I agree but who wants to chance they use a junk micrometer right! Or better yet dont know how to use one! I doubt anyone would pay the protest fee at least not on my scores but some others could.

Sent from my SCH-I510 using Tapatalk


----------



## field14 (May 21, 2002)

FishAlaska said:


> I agree but who wants to chance they use a junk micrometer right! Or better yet dont know how to use one! I doubt anyone would pay the protest fee at least not on my scores but some others could.
> 
> Sent from my SCH-I510 using Tapatalk


Trying to skip around the LAW has gotten us 12 million or more ILLEGAL immigrants in the country and we can't seem to get rid of them, nor can our 3 branches of government seem to get what the word ILLEGAL means....picking and choosing which laws to enforce.

Same thing here...with wraps the 27's are ILLEGAL...against the rules...choosing to circumvent the rules by "if somebody protests, then fine, if not, then go for it" is the same thing as turning the head the other way on ILLEGAL immigrants. The problem won't go away, just gets worse. Peer enforcement??? Doesn't work. Would YOU want to be the "butt-head" in the group when you see/know someone has broken the rule?

field14 (Tom D.)


----------



## psargeant (Aug 1, 2004)

field14 said:


> Trying to skip around the LAW has gotten us 12 million or more ILLEGAL immigrants in the country and we can't seem to get rid of them, nor can our 3 branches of government seem to get what the word ILLEGAL means....picking and choosing which laws to enforce.
> 
> Same thing here...with wraps the 27's are ILLEGAL...against the rules...choosing to circumvent the rules by "if somebody protests, then fine, if not, then go for it" is the same thing as turning the head the other way on ILLEGAL immigrants. The problem won't go away, just gets worse. Peer enforcement??? Doesn't work. Would YOU want to be the "butt-head" in the group when you see/know someone has broken the rule?field14 (Tom D.)


And hence we get the "click" controversy from several years ago...

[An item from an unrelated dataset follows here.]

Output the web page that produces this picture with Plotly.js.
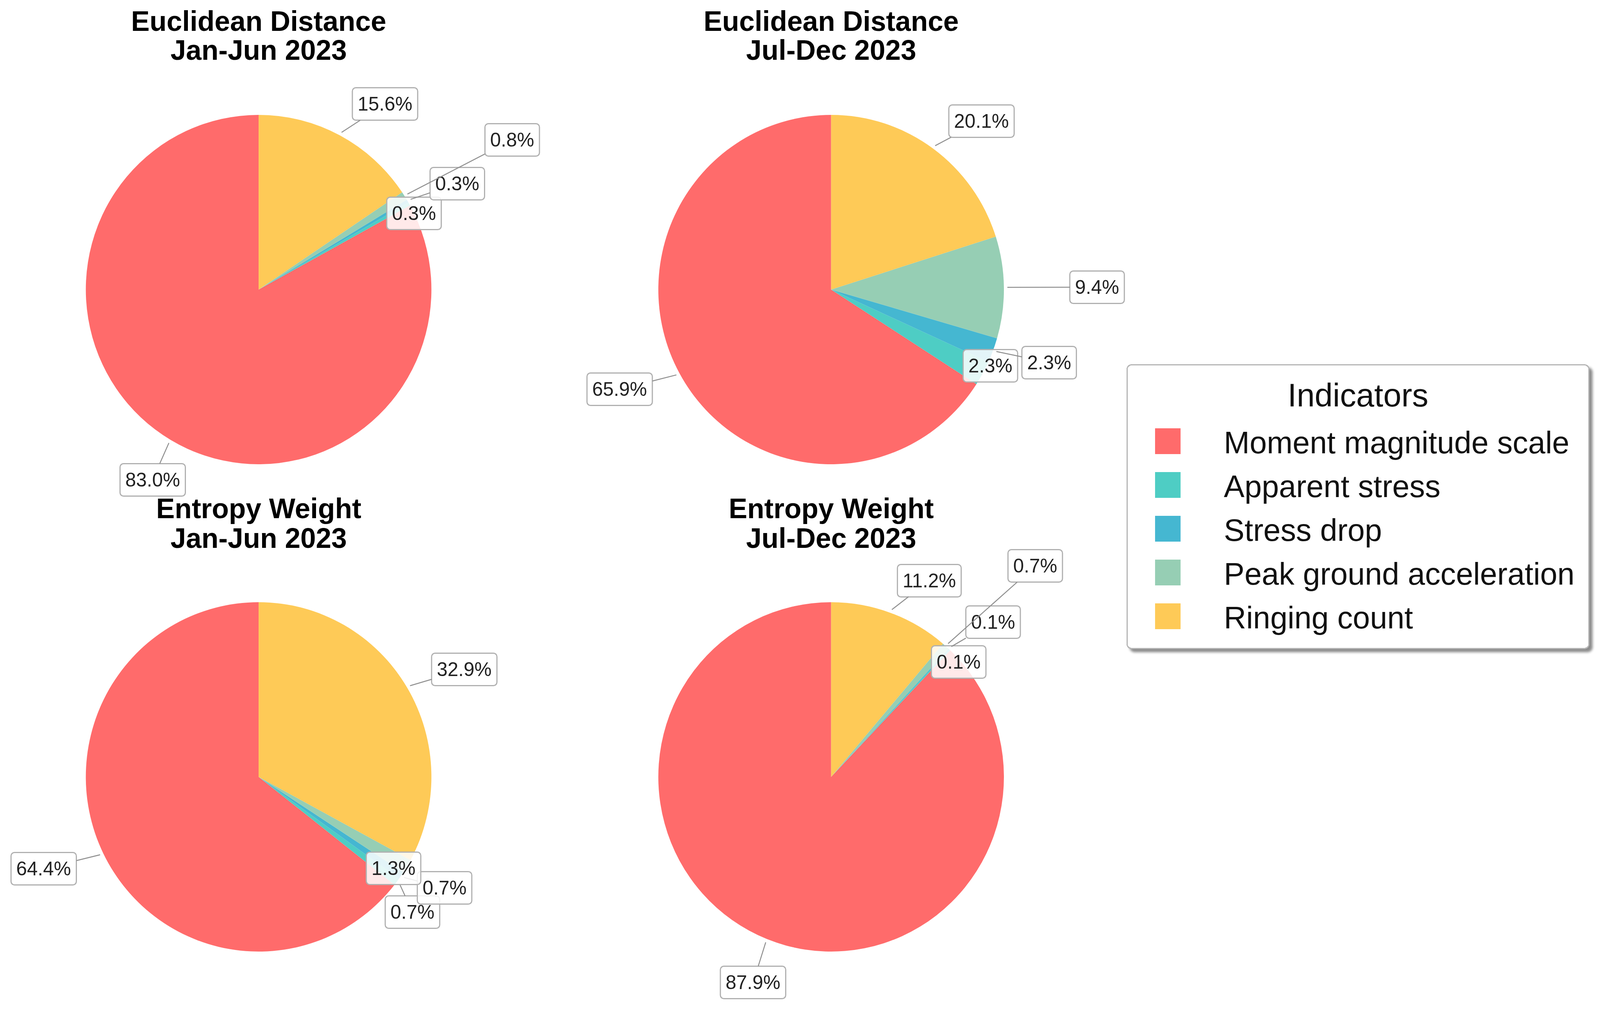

That said, i see why the rule was made, and agree with it. Let's just say for a minute that I am a creative archer looking to gain an advantage...

I go and by some 20" long 4 mill material to make "wraps" out of... all of a sudden, I've got more shaft area to work with...(Not that it would make a difference with my game)

Rule could have forced a reshoot where a wrap or nock pin penetrated far enough to be in the scoring area, but that isn't the way it went...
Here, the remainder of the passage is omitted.